Lastly, the dating applications have become more trustworthy as many applications are allowing individuals to connect through their social platforms. It’s reducing potential “cat-fishing” – as people are already one step further in appearing to actually be who they say they are with an active social network profile (i.e. Facebook, Twitter, etc.). While simultaneously bringing the dating process further out into the public.

All of these aspects are reasons behind why the dating industry is continuing to grow – due to its framework and thus bolstering its appeal.

But, where does the business aspect of this industry come into play – and will it continue to grow? 

The U.S. mobile dating market has grown from 340 million in 2015 to around 415 million in 2017 – and there is still projected growth. As the market becomes additionally saturated with niche -applications, it opens the doors for more people to join. There is a “room for everyone” type mentality and app-developers are realizing this. In general dating apps are a lucrative business. As of February 2017, some of the highest-grossing social apps in the Apple App Store worldwide were dating apps. In the United States, the top revenue generating iOS dating app was Match with a monthly app revenue of 1.3 million. However, despite the increasing revenue as well as the potential for future growth within the industry – dating applications will reach certain plateau. This is because once people use the application and then find a real connection they stop using the platform, and it becomes a more one-and-done-type service. These application companies are going to have to find more creative ways to acquire new customers. Despite this, the industry shows no signs of stopping as more businesses develop apps to only feed the ever growing demand of millennials. Many of our generations first experience when it comes to dating is now through a screen, and it doesn’t show any signs of slowing down just yet.

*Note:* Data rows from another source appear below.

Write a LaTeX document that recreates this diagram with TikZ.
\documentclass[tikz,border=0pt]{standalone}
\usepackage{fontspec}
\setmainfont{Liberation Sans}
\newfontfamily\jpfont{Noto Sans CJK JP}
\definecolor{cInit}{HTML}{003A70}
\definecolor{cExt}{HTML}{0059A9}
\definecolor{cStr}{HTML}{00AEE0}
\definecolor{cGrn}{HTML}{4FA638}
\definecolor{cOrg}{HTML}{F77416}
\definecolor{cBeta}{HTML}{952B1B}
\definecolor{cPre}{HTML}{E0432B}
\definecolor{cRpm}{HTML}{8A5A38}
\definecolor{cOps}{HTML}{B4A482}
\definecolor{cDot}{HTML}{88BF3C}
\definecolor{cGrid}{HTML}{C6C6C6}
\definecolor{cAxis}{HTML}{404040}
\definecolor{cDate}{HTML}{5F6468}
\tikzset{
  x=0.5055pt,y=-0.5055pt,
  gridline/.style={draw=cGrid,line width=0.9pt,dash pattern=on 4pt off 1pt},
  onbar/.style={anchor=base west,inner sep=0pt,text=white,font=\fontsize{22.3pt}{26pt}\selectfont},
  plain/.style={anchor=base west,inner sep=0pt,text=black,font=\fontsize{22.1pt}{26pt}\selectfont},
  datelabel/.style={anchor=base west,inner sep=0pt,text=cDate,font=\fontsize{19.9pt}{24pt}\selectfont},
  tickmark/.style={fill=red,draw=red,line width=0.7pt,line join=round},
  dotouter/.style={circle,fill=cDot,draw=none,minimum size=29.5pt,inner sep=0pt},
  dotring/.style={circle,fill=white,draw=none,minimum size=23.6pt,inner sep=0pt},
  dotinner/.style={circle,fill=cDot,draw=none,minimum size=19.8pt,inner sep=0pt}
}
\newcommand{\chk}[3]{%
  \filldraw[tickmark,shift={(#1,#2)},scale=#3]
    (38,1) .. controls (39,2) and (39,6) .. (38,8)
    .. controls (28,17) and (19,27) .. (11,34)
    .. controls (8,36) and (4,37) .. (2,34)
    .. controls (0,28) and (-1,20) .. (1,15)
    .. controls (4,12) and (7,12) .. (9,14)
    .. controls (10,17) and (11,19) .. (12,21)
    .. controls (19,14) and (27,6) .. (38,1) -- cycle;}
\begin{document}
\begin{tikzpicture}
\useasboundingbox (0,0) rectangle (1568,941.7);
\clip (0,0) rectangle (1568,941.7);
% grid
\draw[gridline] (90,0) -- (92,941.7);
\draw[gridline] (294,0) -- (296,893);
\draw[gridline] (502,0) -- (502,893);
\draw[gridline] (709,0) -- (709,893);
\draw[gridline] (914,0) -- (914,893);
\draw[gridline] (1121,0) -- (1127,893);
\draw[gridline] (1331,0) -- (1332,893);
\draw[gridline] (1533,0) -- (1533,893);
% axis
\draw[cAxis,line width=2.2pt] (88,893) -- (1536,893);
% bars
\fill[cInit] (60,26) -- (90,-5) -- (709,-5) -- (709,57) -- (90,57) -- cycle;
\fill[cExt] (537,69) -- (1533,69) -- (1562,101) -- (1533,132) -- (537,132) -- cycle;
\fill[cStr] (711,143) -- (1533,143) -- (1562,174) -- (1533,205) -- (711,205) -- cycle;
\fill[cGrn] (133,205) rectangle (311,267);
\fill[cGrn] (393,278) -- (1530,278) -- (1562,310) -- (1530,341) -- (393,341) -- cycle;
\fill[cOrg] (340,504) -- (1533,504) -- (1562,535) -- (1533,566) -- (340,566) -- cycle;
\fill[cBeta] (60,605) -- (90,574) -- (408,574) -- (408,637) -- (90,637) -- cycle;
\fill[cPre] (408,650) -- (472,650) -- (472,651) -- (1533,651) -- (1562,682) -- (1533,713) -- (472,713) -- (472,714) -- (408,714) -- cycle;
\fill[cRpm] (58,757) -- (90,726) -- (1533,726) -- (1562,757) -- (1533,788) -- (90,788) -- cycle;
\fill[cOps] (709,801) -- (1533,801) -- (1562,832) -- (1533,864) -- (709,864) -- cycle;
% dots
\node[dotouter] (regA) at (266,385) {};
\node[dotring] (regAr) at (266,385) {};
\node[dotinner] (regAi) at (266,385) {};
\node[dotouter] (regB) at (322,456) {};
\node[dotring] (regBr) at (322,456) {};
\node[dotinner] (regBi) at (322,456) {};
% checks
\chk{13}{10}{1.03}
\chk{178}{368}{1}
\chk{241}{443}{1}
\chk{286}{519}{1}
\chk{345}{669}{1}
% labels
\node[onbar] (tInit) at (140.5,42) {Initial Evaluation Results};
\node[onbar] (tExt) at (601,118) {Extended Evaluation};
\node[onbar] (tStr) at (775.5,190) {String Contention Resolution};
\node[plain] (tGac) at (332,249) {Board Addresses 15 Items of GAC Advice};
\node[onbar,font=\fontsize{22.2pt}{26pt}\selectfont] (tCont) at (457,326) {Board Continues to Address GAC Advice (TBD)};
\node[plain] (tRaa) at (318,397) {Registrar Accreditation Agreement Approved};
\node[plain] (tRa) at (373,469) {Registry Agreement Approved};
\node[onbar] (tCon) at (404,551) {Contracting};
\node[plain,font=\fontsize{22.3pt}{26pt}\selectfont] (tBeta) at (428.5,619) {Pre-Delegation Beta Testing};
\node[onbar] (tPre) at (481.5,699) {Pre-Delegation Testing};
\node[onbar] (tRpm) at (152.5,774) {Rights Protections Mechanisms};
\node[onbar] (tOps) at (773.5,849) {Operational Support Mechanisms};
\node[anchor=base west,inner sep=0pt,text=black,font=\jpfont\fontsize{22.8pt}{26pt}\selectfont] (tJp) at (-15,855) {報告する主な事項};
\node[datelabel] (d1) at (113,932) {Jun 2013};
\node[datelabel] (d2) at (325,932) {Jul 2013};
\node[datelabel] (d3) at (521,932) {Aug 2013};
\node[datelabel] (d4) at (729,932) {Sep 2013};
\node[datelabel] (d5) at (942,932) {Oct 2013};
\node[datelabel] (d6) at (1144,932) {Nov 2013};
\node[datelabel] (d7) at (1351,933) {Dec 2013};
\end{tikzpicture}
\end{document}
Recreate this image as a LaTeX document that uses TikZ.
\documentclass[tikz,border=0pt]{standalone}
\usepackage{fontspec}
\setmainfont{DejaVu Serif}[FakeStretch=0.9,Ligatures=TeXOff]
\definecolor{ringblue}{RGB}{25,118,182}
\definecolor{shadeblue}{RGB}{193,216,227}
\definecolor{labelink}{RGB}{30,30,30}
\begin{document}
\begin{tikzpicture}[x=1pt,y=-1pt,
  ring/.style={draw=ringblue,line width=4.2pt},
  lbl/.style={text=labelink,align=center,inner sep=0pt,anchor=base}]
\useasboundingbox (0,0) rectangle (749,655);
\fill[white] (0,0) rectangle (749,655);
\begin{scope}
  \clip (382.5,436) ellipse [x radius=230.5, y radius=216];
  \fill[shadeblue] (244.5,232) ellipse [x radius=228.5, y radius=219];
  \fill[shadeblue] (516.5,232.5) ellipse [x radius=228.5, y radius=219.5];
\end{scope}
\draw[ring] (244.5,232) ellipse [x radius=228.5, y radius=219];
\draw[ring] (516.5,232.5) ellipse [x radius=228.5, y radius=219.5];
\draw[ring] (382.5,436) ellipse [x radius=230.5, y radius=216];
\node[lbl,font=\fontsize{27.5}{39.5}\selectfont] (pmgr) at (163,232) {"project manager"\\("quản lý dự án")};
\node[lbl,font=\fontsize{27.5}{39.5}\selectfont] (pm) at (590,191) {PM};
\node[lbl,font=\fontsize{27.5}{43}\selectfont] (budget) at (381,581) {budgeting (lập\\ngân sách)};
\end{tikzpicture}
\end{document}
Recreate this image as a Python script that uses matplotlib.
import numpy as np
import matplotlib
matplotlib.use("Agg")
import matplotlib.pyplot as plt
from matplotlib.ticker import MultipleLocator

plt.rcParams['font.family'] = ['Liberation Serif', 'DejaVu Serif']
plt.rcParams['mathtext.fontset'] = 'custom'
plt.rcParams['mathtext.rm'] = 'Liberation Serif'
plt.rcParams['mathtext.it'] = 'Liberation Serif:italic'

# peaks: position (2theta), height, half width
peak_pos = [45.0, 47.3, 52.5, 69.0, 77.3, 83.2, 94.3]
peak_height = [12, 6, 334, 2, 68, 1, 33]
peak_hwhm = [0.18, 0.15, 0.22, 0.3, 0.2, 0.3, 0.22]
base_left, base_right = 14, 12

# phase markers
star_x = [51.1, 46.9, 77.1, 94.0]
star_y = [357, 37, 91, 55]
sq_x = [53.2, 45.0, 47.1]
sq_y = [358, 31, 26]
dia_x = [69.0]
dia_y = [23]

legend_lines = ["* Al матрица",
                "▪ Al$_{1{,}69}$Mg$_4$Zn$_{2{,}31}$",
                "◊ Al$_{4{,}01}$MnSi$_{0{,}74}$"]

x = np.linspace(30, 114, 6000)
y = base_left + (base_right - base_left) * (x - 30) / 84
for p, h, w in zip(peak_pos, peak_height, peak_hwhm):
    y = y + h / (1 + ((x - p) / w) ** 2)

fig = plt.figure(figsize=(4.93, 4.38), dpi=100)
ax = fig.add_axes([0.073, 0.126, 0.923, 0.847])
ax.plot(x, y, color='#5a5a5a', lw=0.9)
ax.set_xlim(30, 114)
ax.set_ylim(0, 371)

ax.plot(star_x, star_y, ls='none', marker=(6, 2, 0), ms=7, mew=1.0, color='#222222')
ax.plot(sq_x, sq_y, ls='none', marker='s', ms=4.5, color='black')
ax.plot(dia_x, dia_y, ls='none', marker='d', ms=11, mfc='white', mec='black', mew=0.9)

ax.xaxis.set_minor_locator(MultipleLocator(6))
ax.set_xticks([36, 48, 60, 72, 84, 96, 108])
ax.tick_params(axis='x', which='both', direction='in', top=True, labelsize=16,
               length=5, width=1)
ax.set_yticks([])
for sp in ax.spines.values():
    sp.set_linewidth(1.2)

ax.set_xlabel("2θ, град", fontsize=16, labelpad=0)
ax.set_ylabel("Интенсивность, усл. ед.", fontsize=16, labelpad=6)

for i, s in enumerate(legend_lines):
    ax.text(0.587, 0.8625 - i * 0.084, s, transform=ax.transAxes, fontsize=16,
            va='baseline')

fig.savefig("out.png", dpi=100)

And there you have it – I think I have effectively ranted on dating apps.

I hope I haven’t steered too many of you away, and I more than welcome any and all criticism – hey maybe you can even change my mind? But for now I think I’m going to stick with my determination to meet someone akin to something out of Crazy, Stupid, Love.

But hey call me a hopeless romantic?

 

7 comments

  1. cgoettelman23 · ·

    This is a great article!! I, like you, am incredibly adverse and against dating apps. I think they take away the face-to-face aspect of a relationship, which, call me crazy, is an integral part in dating someone! I know that it helps people who are introverted or too nervous to meet people in public, but there’s something to be said about forming real connections with real people. Bravo to the app creators and developers for seizing a market and creating a business, but (in my opinion) the social drawbacks outweigh the monetary benefits of this shift in the “dating market.”

  2. I love this article! Like you and Colby, I have always struggled to understand the obsession over dating apps, I feel they are impersonal and promote the already anti-social characteristics of our generation. I found your comment regarding dating apps having the burden of becoming more creative in order to keep their customer base instead of becoming a “one and done” type of situation. It made me wonder whether the dating app bubble will eventually burst and be left to one or two reliable apps. Great article!

  3. mattwardbc · ·

    This is an awesome post! It’s very foreign to me that individuals are able to connect with one another over solely a picture, but on a more business note it’s interesting to look at the potential niche apps, like Love Me, Love My Pets have. Clearly, with usership and revenues growing dramatically these apps are here to stay. Hopefully, in the future they will be able to connect people with like interests such as connecting people with the same hobby rather than simply as hook up platforms.

  4. whitmcdonald2 · ·

    First of all, great movie choice! Love it! Second, thanks for sharing as this is an obviously relevant topic for our generation! I am in the same boat of hesitation to dating apps, but I think it will continue to grow despite speculation, especially as companies like Facebook and Google keep attempting to reach more users with providing Wifi connection through balloons and drones!

    After Claire’s presentation about Bumble and its future direction towards BumbleBizz- How do you think society will take to this new app? I thought Claire’s presentation was super interesting but curious if people will see it as professional resource!

  5. It’s definitely interesting to think about how dating has evolved in the past ten or twenty years. One thing that I was recently thinking about is that the experience of meeting someone in a bar, which was oh-so-common fifteen years ago, was popular before smartphones and even before texting was mainstream. You would go to the bar to meet your friends, and if they were late you’d hang and wait because you couldn’t really change the plan. Now, with smartphones, you don’t get there til you know your friend is there or on the way. On one level, Tinder and its peers have evolved to solve a problem that was also created by the smartphone.

  6. I actually think dating apps are silly for college students. You are in the most socially-rich environment of your lives, and I don’t know why someone would resort to an app as opposed to talking to the attractive BC student in their class. Once you graduate from college, however, the value becomes much more apparent. It used to be very hard to even meet new people. Now it might be even too easy.

  7. Really great article, Taylor and very well written. I also really love the movie so I like how you tied it into your topic. I knew that a lot of people used dating apps, but seeing the stats you mentioned was staggering. I do not know of any friends that have personally had much success with them, but it is not surprising to see that they are some of the highest grossing apps on the App Store. I think they are good ways for those that are shy to connect with others in general and I think that the trust factor is a big reason as to why people are hesitant to use them. I think that if these companies want to start marketing themselves better, they should try focusing on an approach that focuses on that angle.